Winnipeg-raised fashion mogul Peter Nygard found himself locked out of his luxury home in the Bahamas on Friday.
His lavish Caribbean estate, Nygard Cay, was seized by the Supreme Court of the Bahamas as part of a legal battle surrounding Nygard’s efforts to dredge the sea floor around the estate. According to a story by Maura Forrest in the National Post, it’s part of a bizarre conflict between Nygard, his billionaire neighbour, and environmental groups in the region.
Forrest explained the situation to 680 CJOB Monday afternoon. She said an environmental group called Save the Bays is owed $3 million in legal fees from Nygard, which led to the seizure.
“They say that Mr. Nygard has managed to essentially double the area of his estate with this dredging, which they say is illegal,” said Forrest.
“The court has tried a number of times to stop Mr. Nygard from dredging. He has continued to dredge in contempt of court several times in the last five years or so.”
“The latest development is that the supreme court has seized control of his estate, in part because Mr. Nygard has failed to pay the legal fees of Save the Bays, this environmental group that has been fighting him. ”
Dredging, which is an operation to remove material from one part of a water environment and relocate it to another, is only one part of this conflict, however.
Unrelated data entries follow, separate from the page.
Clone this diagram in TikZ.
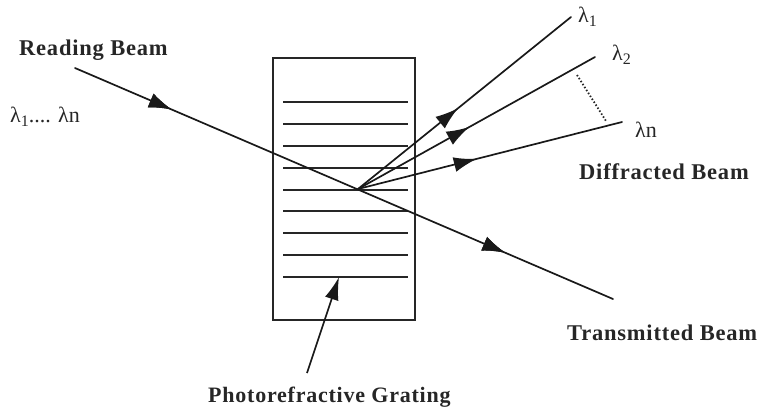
\documentclass[tikz,border=0pt]{standalone}
\usepackage{fontspec}
\setmainfont{Liberation Serif}
\newfontfamily\labelfont[LetterSpace=3.5]{Liberation Serif}
\usetikzlibrary{arrows.meta,decorations.markings}
\tikzset{
  beam/.style={draw=black!90,line width=1.7pt,line cap=round},
  headat/.style={postaction={decorate},decoration={markings,mark=at position #1 with {\arrow{Latex[length=23pt,width=15pt]}}}},
  pointer/.style={draw=black!90,line width=1.6pt,-{Latex[length=23pt,width=14pt]}},
  gratingline/.style={draw=black!85,line width=1.2pt},
  plate/.style={draw=black!85,line width=1.3pt},
  lbl/.style={font=\labelfont\bfseries\fontsize{22.5}{24}\selectfont,text=black!85,inner sep=0pt,anchor=west},
  wave/.style={font=\fontsize{22}{24}\selectfont,text=black!85,inner sep=0pt,anchor=west},
}
\begin{document}
\begin{tikzpicture}[x=1pt,y=-1pt]
\useasboundingbox (0,0) rectangle (760,408);
\draw[plate] (273,58) rectangle (415,320);
\foreach \yy/\nm in {102/a,124/b,146/c,168/d,190/e,211/f,233/g,255/h,277/i}{
  \coordinate (gl\nm) at (283,\yy);
  \coordinate (gr\nm) at (408,\yy);
  \draw[gratingline] (gl\nm) -- (gr\nm);
}
\coordinate (readstart) at (75,68);
\coordinate (transend) at (613,299);
\coordinate (origin) at (358,189);
\coordinate (endone) at (571,17);
\coordinate (endtwo) at (595,57);
\coordinate (endn) at (622,122);
\coordinate (dotA) at (577,75);
\coordinate (dotB) at (606,121);
\coordinate (ptrstart) at (307,373);
\coordinate (ptrtip) at (339,277);
\draw[beam,headat=0.18,headat=0.80] (readstart) -- (transend);
\draw[beam,headat=0.47] (origin) -- (endone);
\draw[beam,headat=0.47] (origin) -- (endtwo);
\draw[beam,headat=0.45] (origin) -- (endn);
\draw[draw=black!85,line width=1.8pt,dash pattern=on 1.5pt off 2pt] (dotA) -- (dotB);
\draw[pointer] (ptrstart) -- (ptrtip);
\node[lbl] (reading) at (19,50) {Reading Beam};
\node[wave] (range) at (10,117) {λ\raisebox{-4pt}{\fontsize{16}{16}\selectfont 1}.... λn};
\node[wave] (lone) at (578,17) {λ\raisebox{-4pt}{\fontsize{16}{16}\selectfont 1}};
\node[wave] (ltwo) at (612,55) {λ\raisebox{-4pt}{\fontsize{16}{16}\selectfont 2}};
\node[wave] (ln) at (635,130) {λn};
\node[lbl] (diff) at (579,172) {Diffracted Beam};
\node[lbl] (trans) at (567,333) {Transmitted Beam};
\node[lbl,anchor=base west,font=\labelfont\bfseries\fontsize{22}{24}\selectfont] (photo) at (208,402) {Photorefractive Grating};
\end{tikzpicture}
\end{document}
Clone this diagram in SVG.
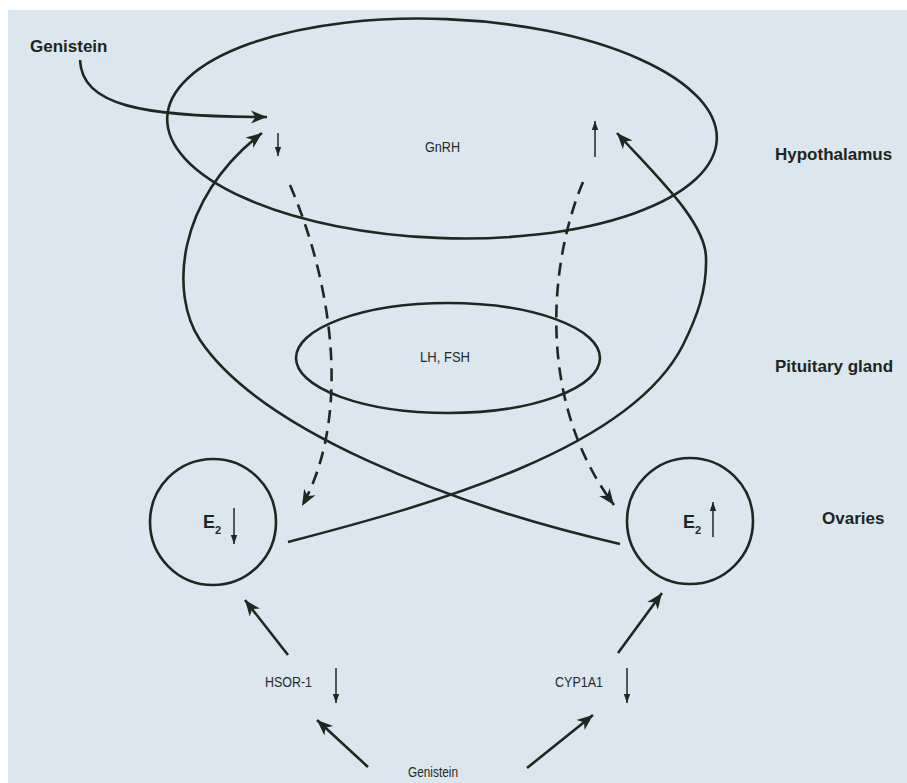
<svg xmlns="http://www.w3.org/2000/svg" width="907" height="783" viewBox="0 0 907 783">
<defs>
<style>
.ln{fill:none;stroke:#1d2822;stroke-width:2.6}
.dash{stroke-dasharray:13 8}
.thin{fill:none;stroke:#1d2822;stroke-width:1.5}
.shape{fill:none;stroke:#1d2822;stroke-width:2.6}
.lbl{font-family:"Liberation Sans",Arial,sans-serif;font-weight:bold;font-size:17px;fill:#1b2620}
.sm{font-family:"Liberation Sans",Arial,sans-serif;font-size:14.5px;fill:#222b27}
.e{font-family:"Liberation Sans",Arial,sans-serif;font-weight:bold;font-size:18px;fill:#1b2620}
.sub{font-family:"Liberation Sans",Arial,sans-serif;font-weight:bold;font-size:11px;fill:#1b2620}
</style>
<marker id="big" markerUnits="userSpaceOnUse" markerWidth="20" markerHeight="16" viewBox="-17 -8 19 16" refX="0" refY="0" orient="auto">
<path d="M0,0 L-16,-6.5 L-11.5,0 L-16,6.5 Z" fill="#1d2822"/>
</marker>
<marker id="small" markerUnits="userSpaceOnUse" markerWidth="12" markerHeight="10" viewBox="-10 -5 11 10" refX="0" refY="0" orient="auto">
<path d="M0,0 L-9,-3.2 L-9,3.2 Z" fill="#1d2822"/>
</marker>
</defs>
<rect x="0" y="0" width="907" height="783" fill="#ffffff"/>
<rect x="8" y="10" width="899" height="773" fill="#dce6ee"/>

<g id="hypothalamus">
<ellipse cx="442" cy="128.5" rx="275" ry="109.5" transform="rotate(2.3 442 128.5)" class="shape"/>
<text x="775" y="160" class="lbl">Hypothalamus</text>
</g>
<g id="gnrh">
<text x="425" y="152" class="sm" textLength="35" lengthAdjust="spacingAndGlyphs">GnRH</text>
</g>
<g id="pituitary">
<ellipse cx="448" cy="358" rx="152" ry="55" class="shape"/>
<text x="775" y="372" class="lbl">Pituitary gland</text>
</g>
<g id="lhfsh">
<text x="420" y="362" class="sm" textLength="50" lengthAdjust="spacingAndGlyphs">LH, FSH</text>
</g>
<g id="ovary-left">
<circle cx="213" cy="522" r="63" class="shape"/>
<text x="203" y="528" class="e">E</text><text x="215" y="534" class="sub">2</text>
</g>
<g id="ovary-right">
<circle cx="690" cy="521" r="63" class="shape"/>
<text x="683" y="528" class="e">E</text><text x="695" y="534" class="sub">2</text>
<text x="822" y="524" class="lbl">Ovaries</text>
</g>
<g id="genistein-top">
<text x="30" y="52" class="lbl">Genistein</text>
</g>
<g id="hsor1">
<text x="265" y="687" class="sm" textLength="47" lengthAdjust="spacingAndGlyphs">HSOR-1</text>
</g>
<g id="cyp1a1">
<text x="555" y="687" class="sm" textLength="48" lengthAdjust="spacingAndGlyphs">CYP1A1</text>
</g>
<g id="genistein-bottom">
<text x="408" y="777" class="sm" textLength="50" lengthAdjust="spacingAndGlyphs">Genistein</text>
</g>

<g id="connectors">
<path class="ln" d="M80,60 C82,105 140,117 267,117" marker-end="url(#big)"/>
<path class="ln" d="M620,544 C450,505 260,430 200,340 C170,295 175,200 262,133" marker-end="url(#big)"/>
<path class="ln" d="M288,542 C430,505 630,450 683,345 C697,317 707,290 706,258 C706,222 655,175 617,133" marker-end="url(#big)"/>
<path class="ln dash" d="M290,185 C335,290 350,420 302,506" marker-end="url(#big)"/>
<path class="ln dash" d="M583,182 C550,260 535,400 614,505" marker-end="url(#big)"/>
<path class="ln" stroke-width="2.8" d="M288,655 L245,600" marker-end="url(#big)"/>
<path class="ln" stroke-width="2.8" d="M368,767 L317,720" marker-end="url(#big)"/>
<path class="ln" stroke-width="2.8" d="M618,653 L662,593" marker-end="url(#big)"/>
<path class="ln" stroke-width="2.8" d="M527,768 L593,715" marker-end="url(#big)"/>
<path class="thin" d="M278,133 L278,156" marker-end="url(#small)"/>
<path class="thin" d="M595,157 L595,121" marker-end="url(#small)"/>
<path class="thin" d="M234,508 L234,544" marker-end="url(#small)"/>
<path class="thin" d="M713,537 L713,502" marker-end="url(#small)"/>
<path class="thin" d="M336,668 L336,703" marker-end="url(#small)"/>
<path class="thin" d="M627,668 L627,703" marker-end="url(#small)"/>
</g>
</svg>
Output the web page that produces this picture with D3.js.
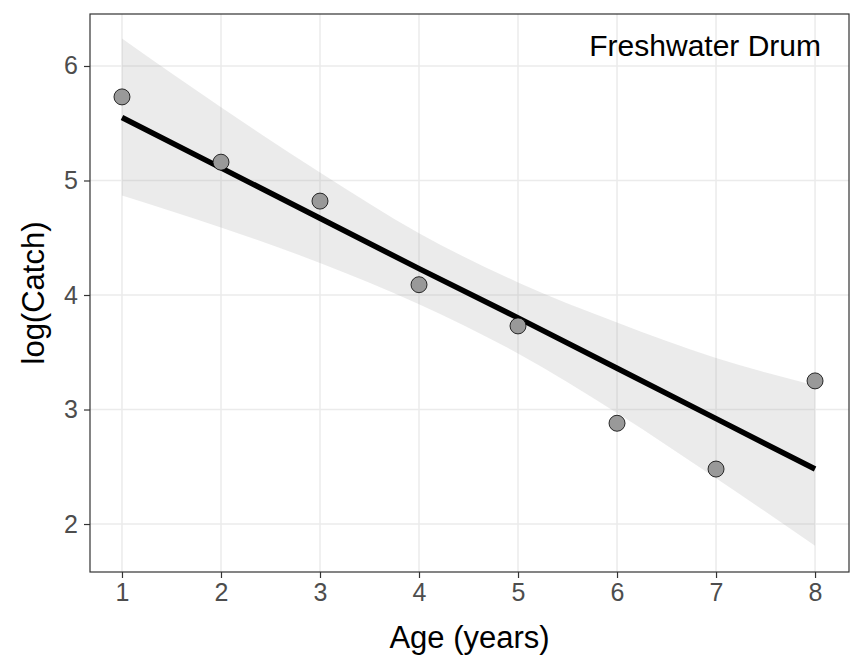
<!DOCTYPE html>
<html><head><meta charset="utf-8">
<script src="https://cdn.jsdelivr.net/npm/d3@7"></script>
<style>body{margin:0;background:#fff}</style>
</head><body><div id="chart"></div>
<script>
const ages = [1, 2, 3, 4, 5, 6, 7, 8];
const logCatch = [5.73, 5.16, 4.82, 4.09, 3.73, 2.88, 2.48, 3.25];
const fitted = [5.55, 5.11, 4.67, 4.23, 3.80, 3.36, 2.92, 2.48];
const bandUpper = [6.24, 5.64, 5.07, 4.54, 4.11, 3.76, 3.45, 3.21];
const bandLower = [4.87, 4.59, 4.28, 3.92, 3.49, 2.97, 2.40, 1.81];
const xTicks = [1, 2, 3, 4, 5, 6, 7, 8];
const yTicks = [2, 3, 4, 5, 6];

const svgWidth = 864, svgHeight = 672;
const margin = {top: 14, right: 15, bottom: 100, left: 90};
const width = svgWidth - margin.left - margin.right;
const height = svgHeight - margin.top - margin.bottom;
const font = "Arial, 'Liberation Sans', sans-serif";

const svg = d3.select("#chart").append("svg")
  .attr("width", svgWidth).attr("height", svgHeight)
  .style("font-family", font);
const g = svg.append("g").attr("transform", `translate(${margin.left},${margin.top})`);

const x = d3.scaleLinear().domain([0.677, 8.343]).range([0, width]);
const y = d3.scaleLinear().domain([1.581, 6.454]).range([height, 0]);

// grid
g.selectAll(".gx").data(xTicks).enter().append("line")
  .attr("x1", d => x(d)).attr("x2", d => x(d)).attr("y1", 0).attr("y2", height)
  .attr("stroke", "#ebebeb").attr("stroke-width", 1.5);
g.selectAll(".gy").data(yTicks).enter().append("line")
  .attr("y1", d => y(d)).attr("y2", d => y(d)).attr("x1", 0).attr("x2", width)
  .attr("stroke", "#ebebeb").attr("stroke-width", 1.5);

// confidence band
const band = ages.map((a, i) => ({a, lo: bandLower[i], hi: bandUpper[i]}));
g.append("path").datum(band)
  .attr("fill", "#999").attr("fill-opacity", 0.2)
  .attr("d", d3.area().curve(d3.curveMonotoneX)
    .x(d => x(d.a)).y0(d => y(d.lo)).y1(d => y(d.hi)));

// regression line
g.append("path").datum(ages.map((a, i) => [a, fitted[i]]))
  .attr("fill", "none").attr("stroke", "#000").attr("stroke-width", 5.5)
  .attr("d", d3.line().x(d => x(d[0])).y(d => y(d[1])));

// points
g.selectAll(".pt").data(ages.map((a, i) => [a, logCatch[i]])).enter().append("circle")
  .attr("cx", d => x(d[0])).attr("cy", d => y(d[1])).attr("r", 8)
  .attr("fill", "#999").attr("stroke", "#000").attr("stroke-width", 0.8);

// axes
const xAxis = g.append("g").attr("transform", `translate(0,${height})`)
  .call(d3.axisBottom(x).tickValues(xTicks).tickFormat(d3.format("d")).tickSize(6).tickPadding(5));
const yAxis = g.append("g")
  .call(d3.axisLeft(y).tickValues(yTicks).tickFormat(d3.format("d")).tickSize(6).tickPadding(6));
[xAxis, yAxis].forEach(a => {
  a.attr("font-family", font).attr("font-size", 25);
  a.select(".domain").remove();
  a.selectAll("line").attr("stroke", "#333").attr("stroke-width", 1.2);
  a.selectAll("text").attr("fill", "#4d4d4d");
});

// panel border
g.append("rect").attr("width", width).attr("height", height)
  .attr("fill", "none").attr("stroke", "#333").attr("stroke-width", 1.2);

// labels
svg.append("text").attr("x", margin.left + width / 2).attr("y", 648)
  .attr("text-anchor", "middle").attr("font-size", 31).text("Age (years)");
svg.append("text").attr("transform", `translate(44,${margin.top + height / 2}) rotate(-90)`)
  .attr("text-anchor", "middle").attr("font-size", 31).text("log(Catch)");
g.append("text").attr("x", width - 28).attr("y", 42)
  .attr("text-anchor", "end").attr("font-size", 30).text("Freshwater Drum");
</script></body></html>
Forrest said Nygard’s ongoing feud with neighbour Louis Bacon – a billionaire hedge fund manager and board member of Save the Bays – has taken this case on some unexpected turns.
According to Forrest’s story in the Post, a 2016 lawsuit alleged Nygard had tried to hire criminals to kill Bacon and an associate, which, somehow, isn’t the strangest part of the drama.
“At one point, a lawyer working for Mr. Nygard organized a sort of parade where he tried to link Mr. Bacon to the KKK, in an effort, I guess, to discredit him in the Bahamas,” said Forrest.
“So far, I’ve not seen a statement from (Nygard),” she said, “however, his organization has made statements in the past saying that they had a permit for the dredging and that this was sanctioned by the government.”